Abused, robbed, shunned, widows pay high price for spouse’s death

A widow poses for a picture inside her room at the Meera Sahavagini ashram in the pilgrimage town of Vrindavan in the northern Indian state of Uttar Pradesh March 6, 2013.

A widow poses for a picture inside her room at the Meera Sahavagini ashram in the pilgrimage town of Vrindavan in the northern Indian state of Uttar Pradesh March 6, 2013. REUTERS/Adnan Abidi

This International Widows Day, I am calling for greater financial help for millions of widows left struggling while grieving and an end to harmful, degrading traditions.

Cherie Blair CBE QC is president of The Loomba Foundation. She is a leading international human rights lawyer, campaigner for women’s equality, and wife of former British Prime Minister Tony Blair.

We face a colossal yet invisible crisis. Its not something you discuss around the dinner table or see in the mainstream media every day, but it blights the lives of many millions of women. Im talking about widowhood which, apart from the devastation of losing a spouse, brings a great deal of additional loss.

There are around 285 million widows globally, a figure growing ever higher as a result of COVID-19, armed conflict and displacement. Over 115 million of these women live in extreme poverty while trying to care for their children.

Ignored, voiceless, powerless – the abuses and injustices faced by widows serve to impoverish them, leading to their exclusion not just from society but from the economy.

In many parts of the world, but most commonly in developing countries across South Asia, Sub-Saharan Africa and the Middle East, womens status and economic security are tied directly to men. Upon the death of their husbands, many face harmful and humiliating practices. They are dehumanised and stripped of their possessions.

We’ve heard heartbreaking stories of ‘cleansing’ rituals where widows are required to drink the water used to wash their dead husband’s body or made to have sexual intercourse with – or be ‘inherited’ by – their husband’s relative. Often, widows are blamed for the death of their spouse and seen as bringing bad luck. They may have to adopt particular clothing or shave their heads – a mark of their exclusion.

This is unacceptable in the 21st century.

As the world marks International Widows Day on June 23, its our responsibility as an international community to commit to bring them into the formal economy. When this day was established by the United Nations in 2010, we saw a real step forward in awareness of the plight of widows, but theres still a long road ahead. Poverty and widowhood are closely interlinked.

We won’t meet the global Sustainable Development Goals, which seek to eliminate poverty, enable access to education and promote gender equality, unless we tackle the abuses and stigma faced by widows.

In too many places, widows are cut off from any economic lifeline, and the loss of income upon the death of the breadwinner can plunge families into destitution.

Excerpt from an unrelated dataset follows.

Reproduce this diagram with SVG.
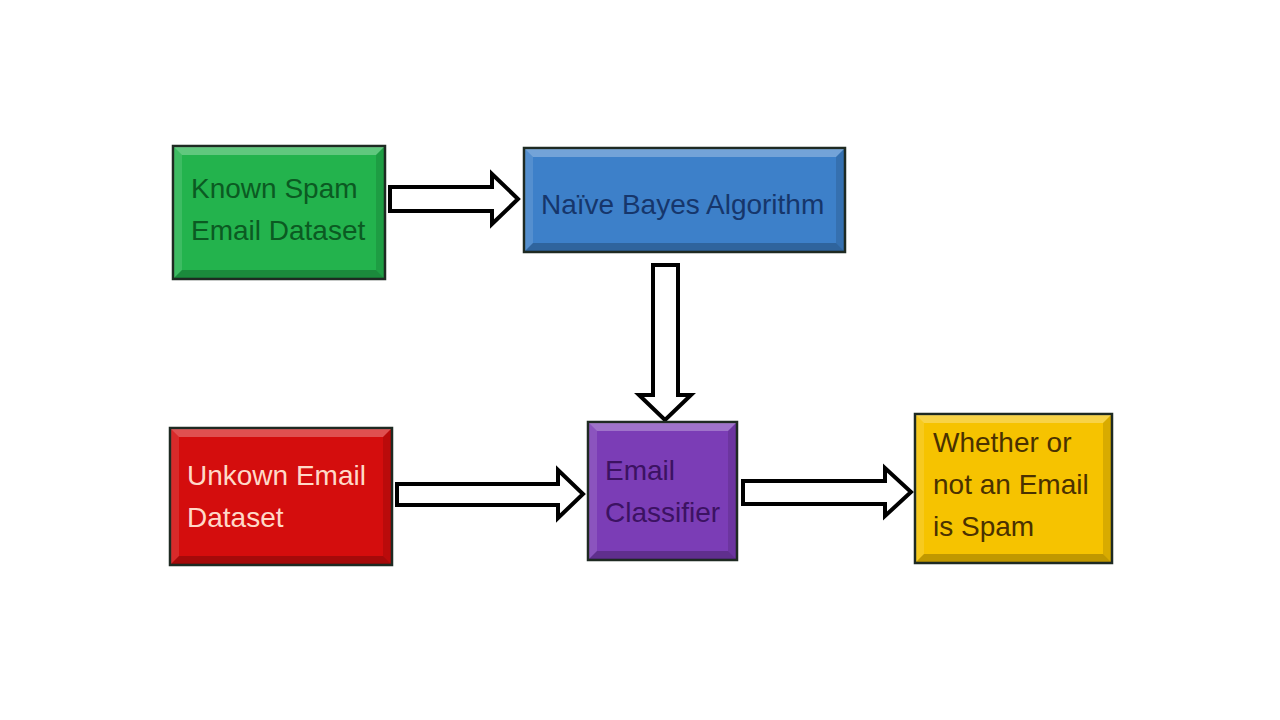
<svg xmlns="http://www.w3.org/2000/svg" width="1280" height="720" viewBox="0 0 1280 720">
<style>
.box{stroke:#1e2a22;stroke-width:2.5}
.hl{fill:#ffffff;opacity:0.28}
.hs{fill:#ffffff;opacity:0.12}
.sh{fill:#000000;opacity:0.22}
.ss{fill:#000000;opacity:0.12}
.arrow{fill:#ffffff;stroke:#000000;stroke-width:4;stroke-linejoin:miter}
text{font-family:"Liberation Sans",Arial,sans-serif;font-size:28px}
</style>
<rect width="1280" height="720" fill="#ffffff"/>
<g id="connectors">
<path class="arrow" d="M390,187 L492,187 L492,174 L518,199 L492,224 L492,211 L390,211 Z"/>
<path class="arrow" d="M653,265 L678,265 L678,395 L691,395 L665,420 L639,395 L653,395 Z"/>
<path class="arrow" d="M397,484 L558,484 L558,470 L583,494 L558,518 L558,505 L397,505 Z"/>
<path class="arrow" d="M743,481 L885,481 L885,468 L911,492 L885,516 L885,504 L743,504 Z"/>
</g>
<g id="known">
<rect class="box" x="173" y="146" width="212" height="133" fill="#23b34d"/>
<polygon class="hl" points="174,147 384,147 376,155 182,155"/>
<polygon class="hs" points="174,147 182,155 182,270 174,278"/>
<polygon class="sh" points="174,278 384,278 376,270 182,270"/>
<polygon class="ss" points="384,147 384,278 376,270 376,155"/>
<text x="191" y="198" fill="#0b5a22">Known Spam</text>
<text x="191" y="240" fill="#0b5a22">Email Dataset</text>
</g>
<g id="naive">
<rect class="box" x="524" y="148" width="321" height="104" fill="#3d80c9"/>
<polygon class="hl" points="525,149 844,149 836,157 533,157"/>
<polygon class="hs" points="525,149 533,157 533,243 525,251"/>
<polygon class="sh" points="525,251 844,251 836,243 533,243"/>
<polygon class="ss" points="844,149 844,251 836,243 836,157"/>
<text x="541" y="214" fill="#16366b">Naïve Bayes Algorithm</text>
</g>
<g id="unknown">
<rect class="box" x="170" y="428" width="222" height="137" fill="#d40d0d"/>
<polygon class="hl" points="171,429 391,429 383,437 179,437"/>
<polygon class="hs" points="171,429 179,437 179,556 171,564"/>
<polygon class="sh" points="171,564 391,564 383,556 179,556"/>
<polygon class="ss" points="391,429 391,564 383,556 383,437"/>
<text x="187" y="485" fill="#ffd9c8">Unkown Email</text>
<text x="187" y="527" fill="#ffd9c8">Dataset</text>
</g>
<g id="classifier">
<rect class="box" x="588" y="422" width="149" height="138" fill="#7b3db6"/>
<polygon class="hl" points="589,423 736,423 728,431 597,431"/>
<polygon class="hs" points="589,423 597,431 597,551 589,559"/>
<polygon class="sh" points="589,559 736,559 728,551 597,551"/>
<polygon class="ss" points="736,423 736,559 728,551 728,431"/>
<text x="605" y="480" fill="#3c1262">Email</text>
<text x="605" y="522" fill="#3c1262">Classifier</text>
</g>
<g id="result">
<rect class="box" x="915" y="414" width="197" height="149" fill="#f6c300"/>
<polygon class="hl" points="916,415 1111,415 1103,423 924,423"/>
<polygon class="hs" points="916,415 924,423 924,554 916,562"/>
<polygon class="sh" points="916,562 1111,562 1103,554 924,554"/>
<polygon class="ss" points="1111,415 1111,562 1103,554 1103,423"/>
<text x="933" y="452" fill="#4a3100">Whether or</text>
<text x="933" y="494" fill="#4a3100">not an Email</text>
<text x="933" y="536" fill="#4a3100">is Spam</text>
</g>
</svg>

Widows often have no access to pensions or bank accounts, while a lack of adequate social welfare and healthcare pushes them further under the radar.

In many societies, women are either not allowed to take on employment or are paid pitiful amounts due to discrimination. Childrens education is one of the first things to go, as many are driven to child labour to support their families. All of this perpetuates the ugly cycle of deprivation for generations.

Many widows are also denied inheritance rights and face homelessness, theft of land and loss of property. World Bank findings reveal that, out of 190 economies, 40% limit the property rights of women.

How can we address this? Governments can help solve the crisis by providing micro finance for women, pensions that aren’t linked to marital status, as well as legal and financial assistance to bring an inheritance claim to court. A major block to progress is a lack of literacy, numeracy and business skills among poor widows. One huge area of focus should be breaking down barriers to accessing vocational training.

Training initiatives can help widows earn a fair wage, become self-sufficient, educate their children to transform their future prospects, and build a long-term safety net. Its one of the strongest ways to improve womens economic empowerment. In 2016, we worked on a programme to offer vocational training to 5,000 impoverished widows in India, which had the knock-on effect of supporting 50,000 of their dependents.

Since International Widows Day was established, we've seen governments and local authorities start to shape policies to abolish the cruel custom of ostracising widows. For instance, Kolhapur village in the western Maharashtra region of India recently banned traditional widowhood rites’ whereby women were shunned even by their own relatives.

A bill has also been proposed in Nigeria to impose heavy penalties for carrying out degrading widowhood practices, and were seeing efforts in the United States to bring forward a resolution to eliminate widow abuses globally.

It is my deep hope that many more nations will follow these examples. Widows deserve to come out of the shadows.

Any views expressed in this opinion piece are those of the author and not of Context or the Thomson Reuters Foundation.